### Given request
Transcribe the records below exactly as they appear, omitting any pictures.

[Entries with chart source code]
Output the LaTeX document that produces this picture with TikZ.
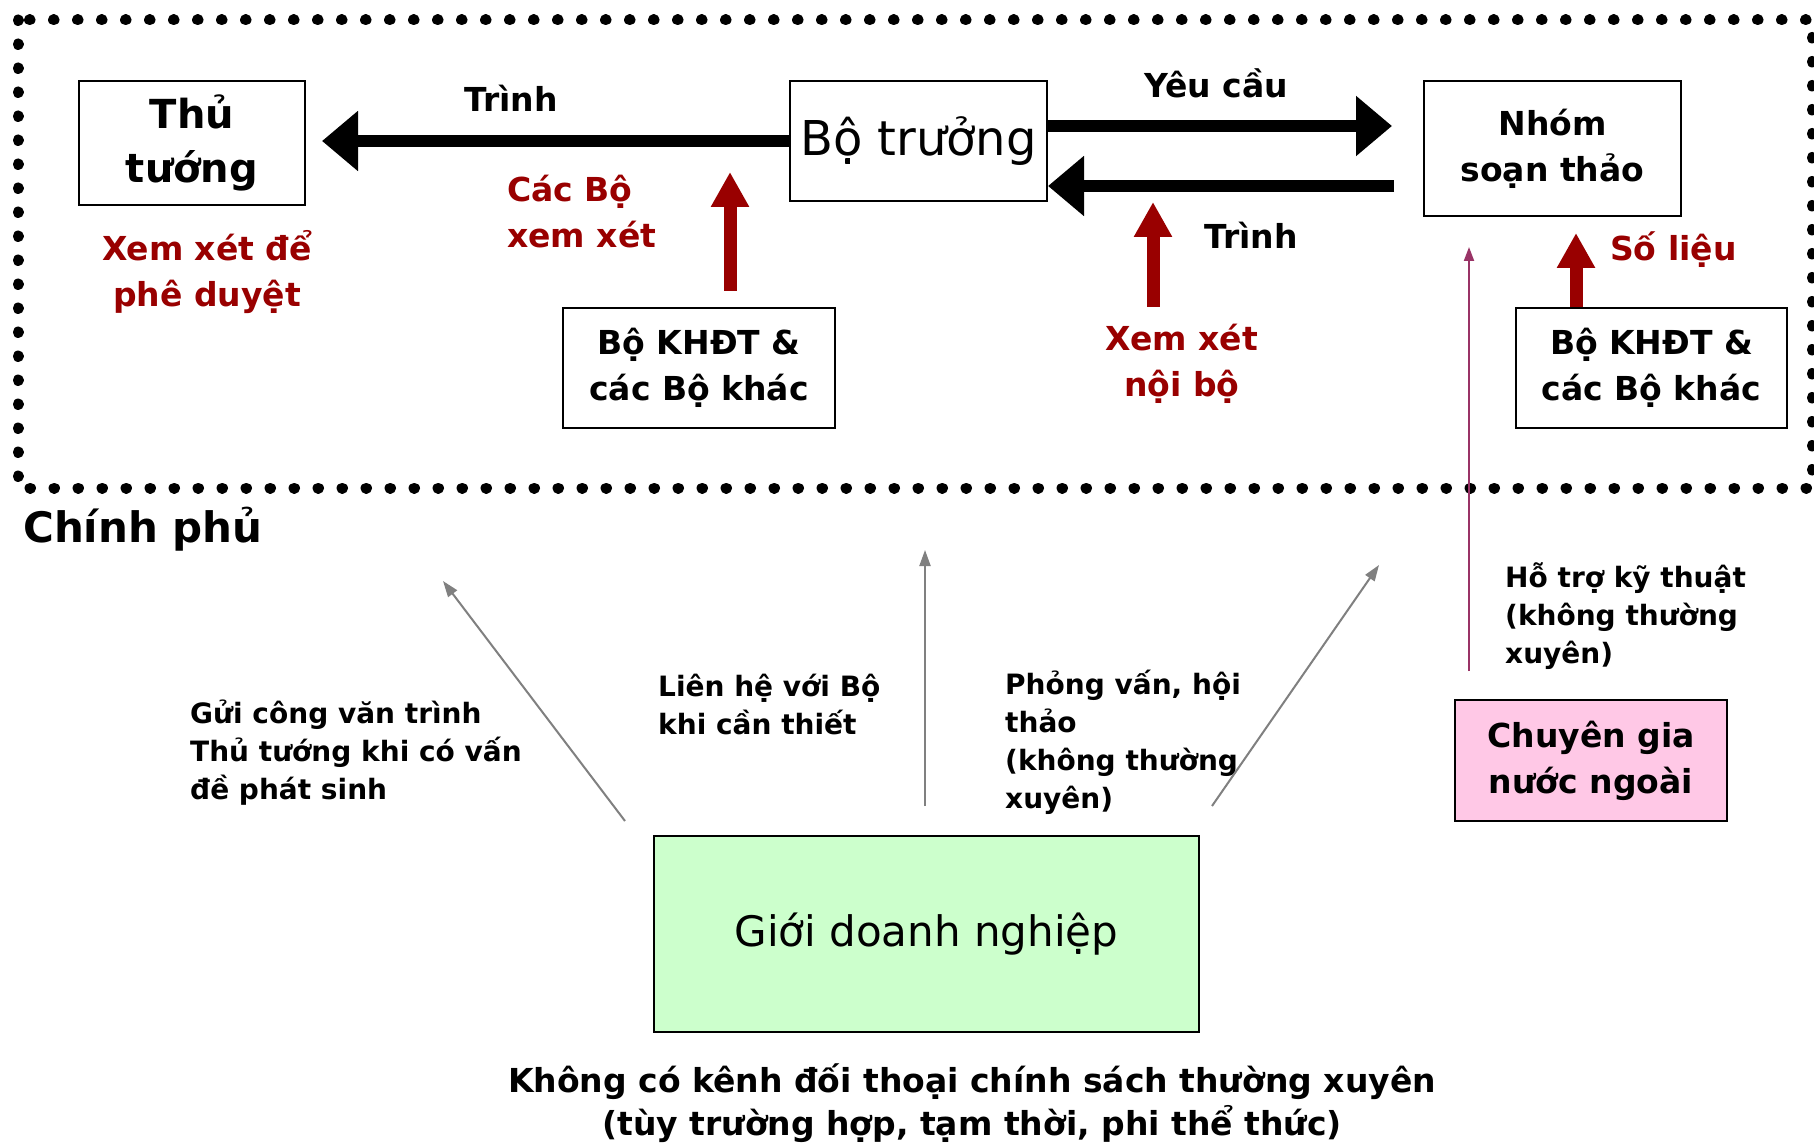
\documentclass[tikz,border=0pt]{standalone}
\usepackage{fontspec}
\setmainfont{DejaVu Sans}
\usetikzlibrary{arrows.meta}
\definecolor{dred}{HTML}{990000}
\definecolor{pinkfill}{HTML}{FFC8E6}
\definecolor{greenfill}{HTML}{CCFFCC}
\definecolor{grayline}{HTML}{808080}
\definecolor{purpleline}{HTML}{993366}
\begin{document}
\begin{tikzpicture}[x=1pt,y=-1pt,
  box/.style={draw=black, line width=2pt, inner sep=0pt, align=center},
  bigfont/.style={font=\bfseries\fontsize{40}{54}\selectfont},
  midfont/.style={font=\bfseries\fontsize{33}{46}\selectfont},
  smallfont/.style={font=\bfseries\fontsize{28}{38}\selectfont},
  lbl/.style={inner sep=0pt},
  redlbl/.style={inner sep=0pt, text=dred, midfont},
  bigarrow/.style={draw=black, line width=12pt, -{Triangle[length=36pt,width=58pt]}},
  redarrow/.style={draw=dred, line width=13pt, -{Triangle[length=35pt,width=36pt]}},
  grayarrow/.style={draw=grayline, line width=2pt, -{Triangle[length=16pt,width=11pt]}},
  purplearrow/.style={draw=purpleline, line width=2pt, -{Triangle[length=14pt,width=10pt]}},
  dotframe/.style={draw=black, line width=11pt, line cap=round, dash pattern=on 0.5pt off 23.5pt}
]
\useasboundingbox (0,0) rectangle (1814,1147);
\fill[white] (0,0) rectangle (1814,1147);
\draw[dotframe] (18,20) rectangle (1812,488);

% boxes
\node[box, bigfont, minimum width=226pt, minimum height=124pt] (thutuong) at (192,143) {Thủ\\tướng};
\node[box, font=\fontsize{48}{58}\selectfont, minimum width=257pt, minimum height=120pt] (botruong) at (918.5,141) {Bộ trưởng};
\node[box, midfont, minimum width=257pt, minimum height=135pt] (nhom) at (1552.5,148.5) {Nhóm\\soạn thảo};
\node[box, midfont, minimum width=272pt, minimum height=120pt] (khdtL) at (699,368) {Bộ KHĐT \&\\các Bộ khác};
\node[box, midfont, minimum width=271pt, minimum height=120pt] (khdtR) at (1651.5,368) {Bộ KHĐT \&\\các Bộ khác};
\node[box, midfont, fill=pinkfill, minimum width=272pt, minimum height=121pt] (chuyengia) at (1591,760.5) {Chuyên gia\\nước ngoài};
\node[box, font=\fontsize{42}{50}\selectfont, fill=greenfill, minimum width=545pt, minimum height=196pt] (dn) at (926.5,934) {Giới doanh nghiệp};

% labels
\node[lbl, midfont] (trinh1) at (511,98) {Trình};
\node[lbl, midfont] (yeucau) at (1216,83) {Yêu cầu};
\node[lbl, midfont] (trinh2) at (1251,235) {Trình};
\node[redlbl, align=left, anchor=west] (cacbo) at (507,212) {Các Bộ\\xem xét};
\node[redlbl, align=center] (xemxetde) at (207,272) {Xem xét để\\phê duyệt};
\node[redlbl, align=center] (noibo) at (1182,364) {Xem xét\\nội bộ};
\node[redlbl, anchor=west] (solieu) at (1610,250) {Số liệu};
\node[lbl, font=\bfseries\fontsize{42}{50}\selectfont, anchor=west] (chinhphu) at (23,529) {Chính phủ};
\node[lbl, smallfont, align=left, anchor=west] (guicv) at (190,753) {Gửi công văn trình\\Thủ tướng khi có vấn\\đề phát sinh};
\node[lbl, smallfont, align=left, anchor=west] (lienhe) at (658,704) {Liên hệ với Bộ\\khi cần thiết};
\node[lbl, smallfont, align=left, anchor=west] (phongvan) at (1005,742) {Phỏng vấn, hội\\thảo\\(không thường\\xuyên)};
\node[lbl, smallfont, align=left, anchor=west] (hotro) at (1505,616.5) {Hỗ trợ kỹ thuật\\(không thường\\xuyên)};
\node[lbl, font=\bfseries\fontsize{33}{43}\selectfont, align=center] (bottom) at (972,1103) {Không có kênh đối thoại chính sách thường xuyên\\(tùy trường hợp, tạm thời, phi thể thức)};

% black arrows
\draw[bigarrow, shorten >=16pt] (botruong.west) -- (botruong.west -| thutuong.east);
\draw[bigarrow, shorten >=31pt] ([yshift=15pt]botruong.east) -- ([yshift=15pt]botruong.east -| nhom.west);
\draw[bigarrow, shorten <=29pt] ([yshift=-45pt]botruong.east -| nhom.west) -- ([yshift=-45pt]botruong.east);

% red arrows
\coordinate (rA) at (730,172);
\coordinate (rB) at (1153,202);
\coordinate (rC) at (1576,232);
\draw[redarrow, shorten <=16pt] (khdtL.north -| rA) -- (rA);
\draw[redarrow] (1153,307) -- (rB);
\draw[redarrow, shorten >=16pt] (khdtR.north -| rC) -- (rC |- nhom.south);

% gray arrows
\coordinate (gA) at (443,581);
\coordinate (gB) at (925,550);
\coordinate (gC) at (1379,565);
\draw[grayarrow] (625,821) -- (gA);
\draw[grayarrow] (925,806) -- (gB);
\draw[grayarrow] (1212,806) -- (gC);

% purple arrow
\coordinate (pA) at (1469,247);
\draw[purplearrow] (1469,671) -- (pA);
\end{tikzpicture}
\end{document}
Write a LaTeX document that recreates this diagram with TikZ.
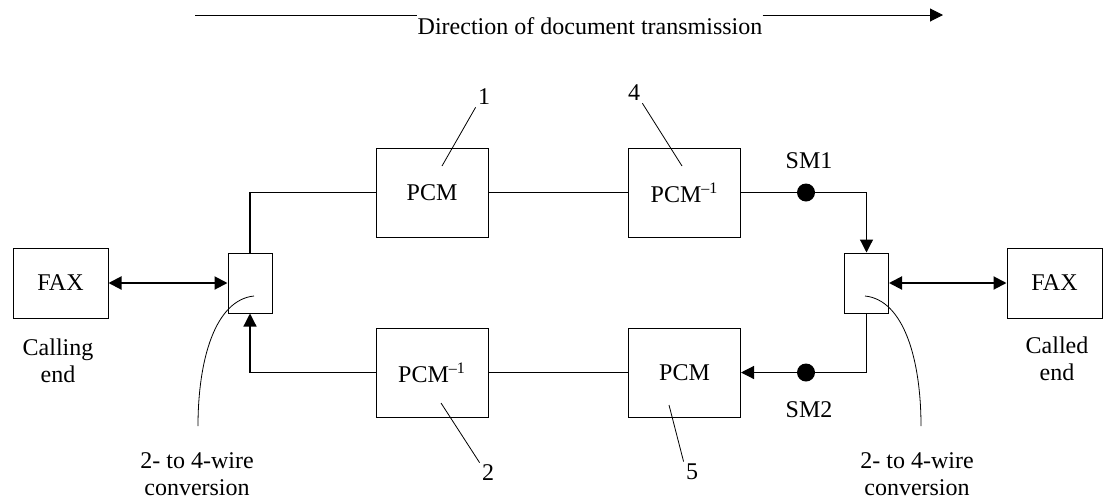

### Reply
Output the LaTeX document that produces this picture with TikZ.
\documentclass[tikz,border=0pt]{standalone}
\usepackage{fontspec}
\setmainfont{DejaVu Sans}
\usetikzlibrary{arrows.meta}
\definecolor{dred}{HTML}{990000}
\definecolor{pinkfill}{HTML}{FFC8E6}
\definecolor{greenfill}{HTML}{CCFFCC}
\definecolor{grayline}{HTML}{808080}
\definecolor{purpleline}{HTML}{993366}
\begin{document}
\begin{tikzpicture}[x=1pt,y=-1pt,
  box/.style={draw=black, line width=2pt, inner sep=0pt, align=center},
  bigfont/.style={font=\bfseries\fontsize{40}{54}\selectfont},
  midfont/.style={font=\bfseries\fontsize{33}{46}\selectfont},
  smallfont/.style={font=\bfseries\fontsize{28}{38}\selectfont},
  lbl/.style={inner sep=0pt},
  redlbl/.style={inner sep=0pt, text=dred, midfont},
  bigarrow/.style={draw=black, line width=12pt, -{Triangle[length=36pt,width=58pt]}},
  redarrow/.style={draw=dred, line width=13pt, -{Triangle[length=35pt,width=36pt]}},
  grayarrow/.style={draw=grayline, line width=2pt, -{Triangle[length=16pt,width=11pt]}},
  purplearrow/.style={draw=purpleline, line width=2pt, -{Triangle[length=14pt,width=10pt]}},
  dotframe/.style={draw=black, line width=11pt, line cap=round, dash pattern=on 0.5pt off 23.5pt}
]
\useasboundingbox (0,0) rectangle (1814,1147);
\fill[white] (0,0) rectangle (1814,1147);
\draw[dotframe] (18,20) rectangle (1812,488);

% boxes
\node[box, bigfont, minimum width=226pt, minimum height=124pt] (thutuong) at (192,143) {Thủ\\tướng};
\node[box, font=\fontsize{48}{58}\selectfont, minimum width=257pt, minimum height=120pt] (botruong) at (918.5,141) {Bộ trưởng};
\node[box, midfont, minimum width=257pt, minimum height=135pt] (nhom) at (1552.5,148.5) {Nhóm\\soạn thảo};
\node[box, midfont, minimum width=272pt, minimum height=120pt] (khdtL) at (699,368) {Bộ KHĐT \&\\các Bộ khác};
\node[box, midfont, minimum width=271pt, minimum height=120pt] (khdtR) at (1651.5,368) {Bộ KHĐT \&\\các Bộ khác};
\node[box, midfont, fill=pinkfill, minimum width=272pt, minimum height=121pt] (chuyengia) at (1591,760.5) {Chuyên gia\\nước ngoài};
\node[box, font=\fontsize{42}{50}\selectfont, fill=greenfill, minimum width=545pt, minimum height=196pt] (dn) at (926.5,934) {Giới doanh nghiệp};

% labels
\node[lbl, midfont] (trinh1) at (511,98) {Trình};
\node[lbl, midfont] (yeucau) at (1216,83) {Yêu cầu};
\node[lbl, midfont] (trinh2) at (1251,235) {Trình};
\node[redlbl, align=left, anchor=west] (cacbo) at (507,212) {Các Bộ\\xem xét};
\node[redlbl, align=center] (xemxetde) at (207,272) {Xem xét để\\phê duyệt};
\node[redlbl, align=center] (noibo) at (1182,364) {Xem xét\\nội bộ};
\node[redlbl, anchor=west] (solieu) at (1610,250) {Số liệu};
\node[lbl, font=\bfseries\fontsize{42}{50}\selectfont, anchor=west] (chinhphu) at (23,529) {Chính phủ};
\node[lbl, smallfont, align=left, anchor=west] (guicv) at (190,753) {Gửi công văn trình\\Thủ tướng khi có vấn\\đề phát sinh};
\node[lbl, smallfont, align=left, anchor=west] (lienhe) at (658,704) {Liên hệ với Bộ\\khi cần thiết};
\node[lbl, smallfont, align=left, anchor=west] (phongvan) at (1005,742) {Phỏng vấn, hội\\thảo\\(không thường\\xuyên)};
\node[lbl, smallfont, align=left, anchor=west] (hotro) at (1505,616.5) {Hỗ trợ kỹ thuật\\(không thường\\xuyên)};
\node[lbl, font=\bfseries\fontsize{33}{43}\selectfont, align=center] (bottom) at (972,1103) {Không có kênh đối thoại chính sách thường xuyên\\(tùy trường hợp, tạm thời, phi thể thức)};

% black arrows
\draw[bigarrow, shorten >=16pt] (botruong.west) -- (botruong.west -| thutuong.east);
\draw[bigarrow, shorten >=31pt] ([yshift=15pt]botruong.east) -- ([yshift=15pt]botruong.east -| nhom.west);
\draw[bigarrow, shorten <=29pt] ([yshift=-45pt]botruong.east -| nhom.west) -- ([yshift=-45pt]botruong.east);

% red arrows
\coordinate (rA) at (730,172);
\coordinate (rB) at (1153,202);
\coordinate (rC) at (1576,232);
\draw[redarrow, shorten <=16pt] (khdtL.north -| rA) -- (rA);
\draw[redarrow] (1153,307) -- (rB);
\draw[redarrow, shorten >=16pt] (khdtR.north -| rC) -- (rC |- nhom.south);

% gray arrows
\coordinate (gA) at (443,581);
\coordinate (gB) at (925,550);
\coordinate (gC) at (1379,565);
\draw[grayarrow] (625,821) -- (gA);
\draw[grayarrow] (925,806) -- (gB);
\draw[grayarrow] (1212,806) -- (gC);

% purple arrow
\coordinate (pA) at (1469,247);
\draw[purplearrow] (1469,671) -- (pA);
\end{tikzpicture}
\end{document}
Write a LaTeX document that recreates this diagram with TikZ.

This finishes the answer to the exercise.